→ **Data extract**:
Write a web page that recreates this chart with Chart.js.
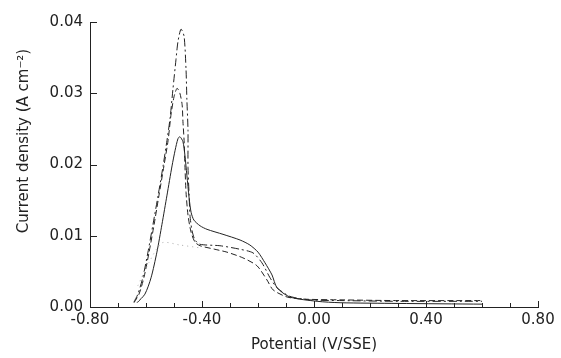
<!DOCTYPE html>
<html lang="en">
<head>
  <meta charset="UTF-8" />
  <title>Current density vs potential</title>
  <script src="https://cdn.jsdelivr.net/npm/chart.js"></script>
  <style>
    body {
      margin: 0;
      background: #fff;
    }
    .wrap {
      width: 561px;
      height: 358px;
    }
  </style>
</head>
<body>
  <div class="wrap"><canvas id="cv"></canvas></div>

  <script>
    // Potential (V/SSE) and current density (A cm-2)
    const dashDotX = [-0.643, -0.629, -0.611, -0.593, -0.575, -0.557, -0.539, -0.525, -0.514, -0.504, -0.493, -0.486, -0.475,
      -0.464, -0.457, -0.454, -0.450, -0.450, -0.446, -0.443, -0.436, -0.425, -0.407, -0.336, -0.264, -0.218, -0.186,
      -0.157, -0.132, -0.086, -0.014, 0.10, 0.30, 0.60];
    const dashDotY = [0.0007, 0.0018, 0.0042, 0.0077, 0.0116, 0.0156, 0.0198, 0.0234, 0.0265, 0.0305, 0.0347, 0.0372, 0.0390,
      0.0380, 0.0333, 0.0291, 0.0248, 0.0196, 0.0157, 0.0129, 0.0108, 0.0094, 0.0088, 0.0086, 0.0081, 0.0076, 0.0062,
      0.0041, 0.0027, 0.0015, 0.0010, 0.0009, 0.0008, 0.0008];

    const dashedX = [-0.643, -0.625, -0.607, -0.589, -0.571, -0.554, -0.536, -0.521, -0.511, -0.500, -0.489, -0.479, -0.471,
      -0.468, -0.464, -0.461, -0.457, -0.450, -0.439, -0.425, -0.407, -0.354, -0.311, -0.254, -0.204, -0.168, -0.146,
      -0.096, -0.032, 0.10, 0.30, 0.60];
    const dashedY = [0.0006, 0.0018, 0.0042, 0.0077, 0.0116, 0.0156, 0.0198, 0.0234, 0.0269, 0.0295, 0.0307, 0.0300, 0.0284,
      0.0260, 0.0234, 0.0199, 0.0161, 0.0129, 0.0105, 0.0091, 0.0086, 0.0081, 0.0077, 0.0069, 0.0058, 0.0038, 0.0024,
      0.0014, 0.0011, 0.0010, 0.0009, 0.0009];

    const solidX = [-0.632, -0.604, -0.582, -0.561, -0.543, -0.525, -0.507, -0.496, -0.486, -0.479, -0.468, -0.461, -0.454,
      -0.446, -0.439, -0.429, -0.407, -0.382, -0.325, -0.264, -0.229, -0.200, -0.175, -0.150, -0.132, -0.086, 0.011,
      0.093, 0.30, 0.60];
    const solidY = [0.0006, 0.0018, 0.0041, 0.0077, 0.0116, 0.0157, 0.0198, 0.0220, 0.0236, 0.0239, 0.0232, 0.0213, 0.0185,
      0.0153, 0.0133, 0.0122, 0.0114, 0.0109, 0.0102, 0.0094, 0.0087, 0.0077, 0.0062, 0.0045, 0.0027, 0.0014, 0.0008,
      0.0006, 0.0005, 0.0004];

    // faint dotted trace near the foot of the peak
    const dottedX = [-0.629, -0.590, -0.543, -0.479, -0.407];
    const dottedY = [0.0030, 0.0062, 0.0090, 0.0087, 0.0083];

    const xTicks = [-0.8, -0.4, 0, 0.4, 0.8];
    const yTicks = [0, 0.01, 0.02, 0.03, 0.04];
    const yTitle = 'Current density (A cm\u207B\u00B2)';

    const toPoints = (xs, ys) => xs.map((x, i) => ({ x: x, y: ys[i] }));

    const ink = '#222';
    const font = { family: 'DejaVu Sans', size: 15 };

    // small inward tick marks like the original figure, plus the y title
    // (which sits a bit above the middle of the axis in the original)
    const axisExtras = {
      id: 'axisExtras',
      afterDraw(chart) {
        const { ctx, chartArea, scales } = chart;
        ctx.save();
        ctx.strokeStyle = ink;
        ctx.lineWidth = 1;
        ctx.beginPath();
        for (let i = -8; i <= 8; i++) {
          const px = Math.round(scales.x.getPixelForValue(i / 10)) + 0.5;
          const len = i % 4 === 0 ? 6 : 4;
          ctx.moveTo(px, chartArea.bottom);
          ctx.lineTo(px, chartArea.bottom - len);
        }
        yTicks.forEach(v => {
          const py = Math.round(scales.y.getPixelForValue(v)) + 0.5;
          ctx.moveTo(chartArea.left, py);
          ctx.lineTo(chartArea.left + 7, py);
        });
        ctx.stroke();

        ctx.translate(24, scales.y.getPixelForValue(0.0233));
        ctx.rotate(-Math.PI / 2);
        ctx.fillStyle = ink;
        ctx.font = '15px "DejaVu Sans"';
        ctx.textAlign = 'center';
        ctx.textBaseline = 'middle';
        ctx.fillText(yTitle, 0, 0);
        ctx.restore();
      }
    };

    const lineSet = (label, pts, dash, color) => ({
      label: label,
      data: pts,
      showLine: true,
      borderColor: color,
      borderWidth: 1,
      borderDash: dash,
      pointRadius: 0,
      tension: 0.25,
      fill: false
    });

    new Chart(document.getElementById('cv'), {
      type: 'scatter',
      data: {
        datasets: [
          lineSet('dotted', toPoints(dottedX, dottedY), [1, 4], '#aaa'),
          lineSet('solid', toPoints(solidX, solidY), [], ink),
          lineSet('dashed', toPoints(dashedX, dashedY), [6, 3], ink),
          lineSet('dash-dot', toPoints(dashDotX, dashDotY), [8, 3, 2, 3], ink)
        ]
      },
      options: {
        responsive: true,
        maintainAspectRatio: false,
        animation: false,
        layout: { padding: { left: 0, top: 22, right: 23, bottom: 0 } },
        plugins: {
          legend: { display: false },
          tooltip: { enabled: false }
        },
        scales: {
          x: {
            type: 'linear',
            min: -0.8,
            max: 0.8,
            afterFit: s => { s.height = 51; },
            afterBuildTicks: s => { s.ticks = xTicks.map(v => ({ value: v })); },
            grid: { display: false, drawTicks: false },
            border: { display: true, color: ink, width: 1 },
            ticks: {
              color: ink,
              font: font,
              padding: 4,
              maxRotation: 0,
              callback: v => v.toFixed(2)
            },
            title: {
              display: true,
              text: 'Potential (V/SSE)',
              color: ink,
              font: font,
              padding: { top: 0, bottom: 4 }
            }
          },
          y: {
            type: 'linear',
            min: 0,
            max: 0.04,
            afterFit: s => { s.width = 90; },
            afterBuildTicks: s => { s.ticks = yTicks.map(v => ({ value: v })); },
            grid: { display: false, drawTicks: false },
            border: { display: true, color: ink, width: 1 },
            ticks: {
              color: ink,
              font: font,
              padding: 7,
              callback: v => v.toFixed(2)
            }
          }
        }
      },
      plugins: [axisExtras]
    });
  </script>
</body>
</html>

→ **What to work on**:
Quote every line word for word and keep the images out of the copy.

→ **Result of this exercise**:
Write a web page that recreates this chart with Chart.js.
<!DOCTYPE html>
<html lang="en">
<head>
  <meta charset="UTF-8" />
  <title>Current density vs potential</title>
  <script src="https://cdn.jsdelivr.net/npm/chart.js"></script>
  <style>
    body {
      margin: 0;
      background: #fff;
    }
    .wrap {
      width: 561px;
      height: 358px;
    }
  </style>
</head>
<body>
  <div class="wrap"><canvas id="cv"></canvas></div>

  <script>
    // Potential (V/SSE) and current density (A cm-2)
    const dashDotX = [-0.643, -0.629, -0.611, -0.593, -0.575, -0.557, -0.539, -0.525, -0.514, -0.504, -0.493, -0.486, -0.475,
      -0.464, -0.457, -0.454, -0.450, -0.450, -0.446, -0.443, -0.436, -0.425, -0.407, -0.336, -0.264, -0.218, -0.186,
      -0.157, -0.132, -0.086, -0.014, 0.10, 0.30, 0.60];
    const dashDotY = [0.0007, 0.0018, 0.0042, 0.0077, 0.0116, 0.0156, 0.0198, 0.0234, 0.0265, 0.0305, 0.0347, 0.0372, 0.0390,
      0.0380, 0.0333, 0.0291, 0.0248, 0.0196, 0.0157, 0.0129, 0.0108, 0.0094, 0.0088, 0.0086, 0.0081, 0.0076, 0.0062,
      0.0041, 0.0027, 0.0015, 0.0010, 0.0009, 0.0008, 0.0008];

    const dashedX = [-0.643, -0.625, -0.607, -0.589, -0.571, -0.554, -0.536, -0.521, -0.511, -0.500, -0.489, -0.479, -0.471,
      -0.468, -0.464, -0.461, -0.457, -0.450, -0.439, -0.425, -0.407, -0.354, -0.311, -0.254, -0.204, -0.168, -0.146,
      -0.096, -0.032, 0.10, 0.30, 0.60];
    const dashedY = [0.0006, 0.0018, 0.0042, 0.0077, 0.0116, 0.0156, 0.0198, 0.0234, 0.0269, 0.0295, 0.0307, 0.0300, 0.0284,
      0.0260, 0.0234, 0.0199, 0.0161, 0.0129, 0.0105, 0.0091, 0.0086, 0.0081, 0.0077, 0.0069, 0.0058, 0.0038, 0.0024,
      0.0014, 0.0011, 0.0010, 0.0009, 0.0009];

    const solidX = [-0.632, -0.604, -0.582, -0.561, -0.543, -0.525, -0.507, -0.496, -0.486, -0.479, -0.468, -0.461, -0.454,
      -0.446, -0.439, -0.429, -0.407, -0.382, -0.325, -0.264, -0.229, -0.200, -0.175, -0.150, -0.132, -0.086, 0.011,
      0.093, 0.30, 0.60];
    const solidY = [0.0006, 0.0018, 0.0041, 0.0077, 0.0116, 0.0157, 0.0198, 0.0220, 0.0236, 0.0239, 0.0232, 0.0213, 0.0185,
      0.0153, 0.0133, 0.0122, 0.0114, 0.0109, 0.0102, 0.0094, 0.0087, 0.0077, 0.0062, 0.0045, 0.0027, 0.0014, 0.0008,
      0.0006, 0.0005, 0.0004];

    // faint dotted trace near the foot of the peak
    const dottedX = [-0.629, -0.590, -0.543, -0.479, -0.407];
    const dottedY = [0.0030, 0.0062, 0.0090, 0.0087, 0.0083];

    const xTicks = [-0.8, -0.4, 0, 0.4, 0.8];
    const yTicks = [0, 0.01, 0.02, 0.03, 0.04];
    const yTitle = 'Current density (A cm\u207B\u00B2)';

    const toPoints = (xs, ys) => xs.map((x, i) => ({ x: x, y: ys[i] }));

    const ink = '#222';
    const font = { family: 'DejaVu Sans', size: 15 };

    // small inward tick marks like the original figure, plus the y title
    // (which sits a bit above the middle of the axis in the original)
    const axisExtras = {
      id: 'axisExtras',
      afterDraw(chart) {
        const { ctx, chartArea, scales } = chart;
        ctx.save();
        ctx.strokeStyle = ink;
        ctx.lineWidth = 1;
        ctx.beginPath();
        for (let i = -8; i <= 8; i++) {
          const px = Math.round(scales.x.getPixelForValue(i / 10)) + 0.5;
          const len = i % 4 === 0 ? 6 : 4;
          ctx.moveTo(px, chartArea.bottom);
          ctx.lineTo(px, chartArea.bottom - len);
        }
        yTicks.forEach(v => {
          const py = Math.round(scales.y.getPixelForValue(v)) + 0.5;
          ctx.moveTo(chartArea.left, py);
          ctx.lineTo(chartArea.left + 7, py);
        });
        ctx.stroke();

        ctx.translate(24, scales.y.getPixelForValue(0.0233));
        ctx.rotate(-Math.PI / 2);
        ctx.fillStyle = ink;
        ctx.font = '15px "DejaVu Sans"';
        ctx.textAlign = 'center';
        ctx.textBaseline = 'middle';
        ctx.fillText(yTitle, 0, 0);
        ctx.restore();
      }
    };

    const lineSet = (label, pts, dash, color) => ({
      label: label,
      data: pts,
      showLine: true,
      borderColor: color,
      borderWidth: 1,
      borderDash: dash,
      pointRadius: 0,
      tension: 0.25,
      fill: false
    });

    new Chart(document.getElementById('cv'), {
      type: 'scatter',
      data: {
        datasets: [
          lineSet('dotted', toPoints(dottedX, dottedY), [1, 4], '#aaa'),
          lineSet('solid', toPoints(solidX, solidY), [], ink),
          lineSet('dashed', toPoints(dashedX, dashedY), [6, 3], ink),
          lineSet('dash-dot', toPoints(dashDotX, dashDotY), [8, 3, 2, 3], ink)
        ]
      },
      options: {
        responsive: true,
        maintainAspectRatio: false,
        animation: false,
        layout: { padding: { left: 0, top: 22, right: 23, bottom: 0 } },
        plugins: {
          legend: { display: false },
          tooltip: { enabled: false }
        },
        scales: {
          x: {
            type: 'linear',
            min: -0.8,
            max: 0.8,
            afterFit: s => { s.height = 51; },
            afterBuildTicks: s => { s.ticks = xTicks.map(v => ({ value: v })); },
            grid: { display: false, drawTicks: false },
            border: { display: true, color: ink, width: 1 },
            ticks: {
              color: ink,
              font: font,
              padding: 4,
              maxRotation: 0,
              callback: v => v.toFixed(2)
            },
            title: {
              display: true,
              text: 'Potential (V/SSE)',
              color: ink,
              font: font,
              padding: { top: 0, bottom: 4 }
            }
          },
          y: {
            type: 'linear',
            min: 0,
            max: 0.04,
            afterFit: s => { s.width = 90; },
            afterBuildTicks: s => { s.ticks = yTicks.map(v => ({ value: v })); },
            grid: { display: false, drawTicks: false },
            border: { display: true, color: ink, width: 1 },
            ticks: {
              color: ink,
              font: font,
              padding: 7,
              callback: v => v.toFixed(2)
            }
          }
        }
      },
      plugins: [axisExtras]
    });
  </script>
</body>
</html>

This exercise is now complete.